**TASK PROMPT**
Repeat, exactly and in full, the lines of the listing below, but without any pictures.

**DATA BLOCK**
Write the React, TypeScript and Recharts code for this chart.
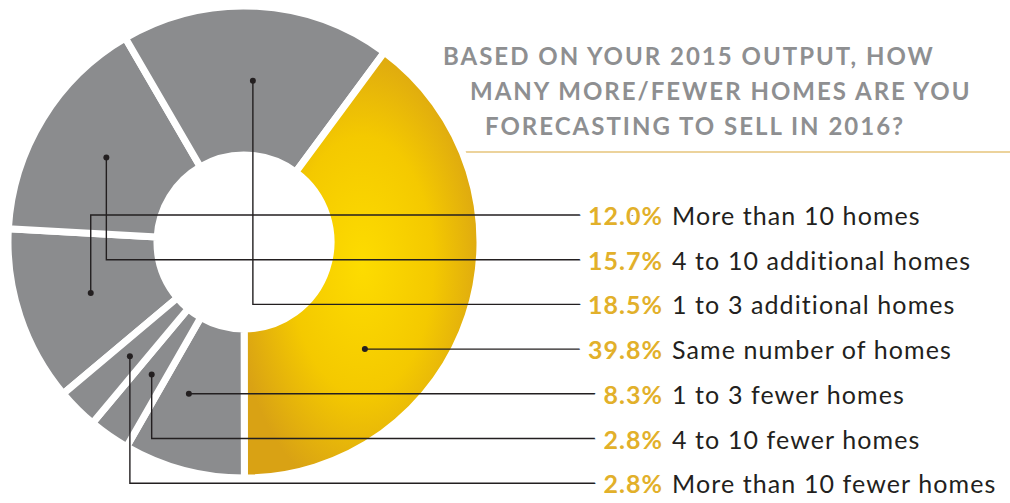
import React from 'react'
import { PieChart, Pie, Cell } from 'recharts'

// answers listed in the order the legend shows them (also the clockwise order of the slices)
const answers = [
  'More than 10 homes',
  '4 to 10 additional homes',
  '1 to 3 additional homes',
  'Same number of homes',
  '1 to 3 fewer homes',
  '4 to 10 fewer homes',
  'More than 10 fewer homes',
]
const shares = [12.0, 15.7, 18.5, 39.8, 8.3, 2.8, 2.8]
const highlight = 'Same number of homes'
const titleLines = [
  'BASED ON YOUR 2015 OUTPUT, HOW',
  'MANY MORE/FEWER HOMES ARE YOU',
  'FORECASTING TO SELL IN 2016?',
]

const data = answers.map((name, i) => ({ name, value: shares[i] }))

const GRAY = '#8b8c8e'
const INK = '#231f20'
const GOLD_TEXT = '#e2b02a'
const FONT = 'Lato, "Noto Sans", sans-serif'

const START = -140
const ROW_TOP = 215
const ROW_STEP = 44.7
const PCT_RIGHT = 663
const RAD = Math.PI / 180

function renderLeader(props: any) {
  const { cx, cy, innerRadius, outerRadius, startAngle, endAngle, midAngle, index, value, name } = props
  const r = (innerRadius + outerRadius) / 2
  const rowY = ROW_TOP + index * ROW_STEP
  let x = cx + r * Math.cos(-midAngle * RAD)
  let y = cy + r * Math.sin(-midAngle * RAD)

  // when the row line crosses the middle of the ring inside this slice, sit the dot on it
  const s = (cy - rowY) / r
  if (Math.abs(s) <= 1) {
    const lo = Math.min(startAngle, endAngle)
    const hi = Math.max(startAngle, endAngle)
    const a1 = Math.asin(s) / RAD
    for (const a of [a1, 180 - a1]) {
      for (const k of [-1080, -720, -360, 0, 360]) {
        const aa = a + k
        if (aa >= lo && aa <= hi) {
          x = cx + r * Math.cos(-aa * RAD)
          y = rowY
        }
      }
    }
  }

  const pct = `${value.toFixed(1)}%`
  return (
    <g key={`leader-${index}`}>
      <path d={`M${x},${y}V${rowY}H${PCT_RIGHT - 10}`} stroke={INK} strokeWidth={1.4} fill="none" />
      <circle cx={x} cy={y} r={3} fill={INK} />
      <text
        x={PCT_RIGHT}
        y={rowY}
        textAnchor="end"
        dominantBaseline="central"
        fill={GOLD_TEXT}
        stroke="#fff"
        strokeWidth={20}
        strokeLinejoin="round"
        paintOrder="stroke"
        fontFamily={FONT}
        fontWeight={700}
        fontSize={25}
        letterSpacing={1}
      >
        {pct}
      </text>
      <text
        x={PCT_RIGHT + 9}
        y={rowY}
        textAnchor="start"
        dominantBaseline="central"
        fill={INK}
        fontFamily={FONT}
        fontSize={25}
        letterSpacing={1.1}
      >
        {name}
      </text>
    </g>
  )
}

const titleLeft = [443, 470, 485]
const titleMid = [56, 91, 126]

export default function App() {
  return (
    <div style={{ position: 'relative', width: 1010, height: 503, background: '#fff', overflow: 'hidden' }}>
      <style>{'body{margin:0}'}</style>
      <div style={{ position: 'absolute', left: 440, top: 151, width: 570, height: 2, background: '#ecd39c' }} />
      {titleLines.map((t, i) => (
        <div
          key={t}
          style={{
            position: 'absolute',
            left: titleLeft[i],
            top: titleMid[i] - 12,
            height: 24,
            lineHeight: '24px',
            fontFamily: FONT,
            fontWeight: 700,
            fontSize: 24,
            letterSpacing: 2,
            color: '#8e8f91',
            whiteSpace: 'nowrap',
          }}
        >
          {t}
        </div>
      ))}
      <div style={{ position: 'absolute', left: 0, top: 0 }}>
        <PieChart width={1010} height={503} margin={{ top: 0, right: 0, bottom: 0, left: 0 }}>
          <defs>
            <radialGradient id="gold" cx="50%" cy="50%" r="55%">
              <stop offset="0%" stopColor="#fddc00" />
              <stop offset="55%" stopColor="#f4c900" />
              <stop offset="100%" stopColor="#d9a214" />
            </radialGradient>
          </defs>
          <Pie
            data={data}
            dataKey="value"
            nameKey="name"
            cx={244}
            cy={242}
            innerRadius={87}
            outerRadius={236}
            startAngle={START}
            endAngle={START - 360}
            stroke="#fff"
            strokeWidth={7}
            label={renderLeader}
            labelLine={false}
            isAnimationActive={false}
          >
            {data.map((d) => (
              <Cell key={d.name} fill={d.name === highlight ? 'url(#gold)' : GRAY} />
            ))}
          </Pie>
        </PieChart>
      </div>
    </div>
  )
}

**COMPLETE ANSWER**
Write the React, TypeScript and Recharts code for this chart.
import React from 'react'
import { PieChart, Pie, Cell } from 'recharts'

// answers listed in the order the legend shows them (also the clockwise order of the slices)
const answers = [
  'More than 10 homes',
  '4 to 10 additional homes',
  '1 to 3 additional homes',
  'Same number of homes',
  '1 to 3 fewer homes',
  '4 to 10 fewer homes',
  'More than 10 fewer homes',
]
const shares = [12.0, 15.7, 18.5, 39.8, 8.3, 2.8, 2.8]
const highlight = 'Same number of homes'
const titleLines = [
  'BASED ON YOUR 2015 OUTPUT, HOW',
  'MANY MORE/FEWER HOMES ARE YOU',
  'FORECASTING TO SELL IN 2016?',
]

const data = answers.map((name, i) => ({ name, value: shares[i] }))

const GRAY = '#8b8c8e'
const INK = '#231f20'
const GOLD_TEXT = '#e2b02a'
const FONT = 'Lato, "Noto Sans", sans-serif'

const START = -140
const ROW_TOP = 215
const ROW_STEP = 44.7
const PCT_RIGHT = 663
const RAD = Math.PI / 180

function renderLeader(props: any) {
  const { cx, cy, innerRadius, outerRadius, startAngle, endAngle, midAngle, index, value, name } = props
  const r = (innerRadius + outerRadius) / 2
  const rowY = ROW_TOP + index * ROW_STEP
  let x = cx + r * Math.cos(-midAngle * RAD)
  let y = cy + r * Math.sin(-midAngle * RAD)

  // when the row line crosses the middle of the ring inside this slice, sit the dot on it
  const s = (cy - rowY) / r
  if (Math.abs(s) <= 1) {
    const lo = Math.min(startAngle, endAngle)
    const hi = Math.max(startAngle, endAngle)
    const a1 = Math.asin(s) / RAD
    for (const a of [a1, 180 - a1]) {
      for (const k of [-1080, -720, -360, 0, 360]) {
        const aa = a + k
        if (aa >= lo && aa <= hi) {
          x = cx + r * Math.cos(-aa * RAD)
          y = rowY
        }
      }
    }
  }

  const pct = `${value.toFixed(1)}%`
  return (
    <g key={`leader-${index}`}>
      <path d={`M${x},${y}V${rowY}H${PCT_RIGHT - 10}`} stroke={INK} strokeWidth={1.4} fill="none" />
      <circle cx={x} cy={y} r={3} fill={INK} />
      <text
        x={PCT_RIGHT}
        y={rowY}
        textAnchor="end"
        dominantBaseline="central"
        fill={GOLD_TEXT}
        stroke="#fff"
        strokeWidth={20}
        strokeLinejoin="round"
        paintOrder="stroke"
        fontFamily={FONT}
        fontWeight={700}
        fontSize={25}
        letterSpacing={1}
      >
        {pct}
      </text>
      <text
        x={PCT_RIGHT + 9}
        y={rowY}
        textAnchor="start"
        dominantBaseline="central"
        fill={INK}
        fontFamily={FONT}
        fontSize={25}
        letterSpacing={1.1}
      >
        {name}
      </text>
    </g>
  )
}

const titleLeft = [443, 470, 485]
const titleMid = [56, 91, 126]

export default function App() {
  return (
    <div style={{ position: 'relative', width: 1010, height: 503, background: '#fff', overflow: 'hidden' }}>
      <style>{'body{margin:0}'}</style>
      <div style={{ position: 'absolute', left: 440, top: 151, width: 570, height: 2, background: '#ecd39c' }} />
      {titleLines.map((t, i) => (
        <div
          key={t}
          style={{
            position: 'absolute',
            left: titleLeft[i],
            top: titleMid[i] - 12,
            height: 24,
            lineHeight: '24px',
            fontFamily: FONT,
            fontWeight: 700,
            fontSize: 24,
            letterSpacing: 2,
            color: '#8e8f91',
            whiteSpace: 'nowrap',
          }}
        >
          {t}
        </div>
      ))}
      <div style={{ position: 'absolute', left: 0, top: 0 }}>
        <PieChart width={1010} height={503} margin={{ top: 0, right: 0, bottom: 0, left: 0 }}>
          <defs>
            <radialGradient id="gold" cx="50%" cy="50%" r="55%">
              <stop offset="0%" stopColor="#fddc00" />
              <stop offset="55%" stopColor="#f4c900" />
              <stop offset="100%" stopColor="#d9a214" />
            </radialGradient>
          </defs>
          <Pie
            data={data}
            dataKey="value"
            nameKey="name"
            cx={244}
            cy={242}
            innerRadius={87}
            outerRadius={236}
            startAngle={START}
            endAngle={START - 360}
            stroke="#fff"
            strokeWidth={7}
            label={renderLeader}
            labelLine={false}
            isAnimationActive={false}
          >
            {data.map((d) => (
              <Cell key={d.name} fill={d.name === highlight ? 'url(#gold)' : GRAY} />
            ))}
          </Pie>
        </PieChart>
      </div>
    </div>
  )
}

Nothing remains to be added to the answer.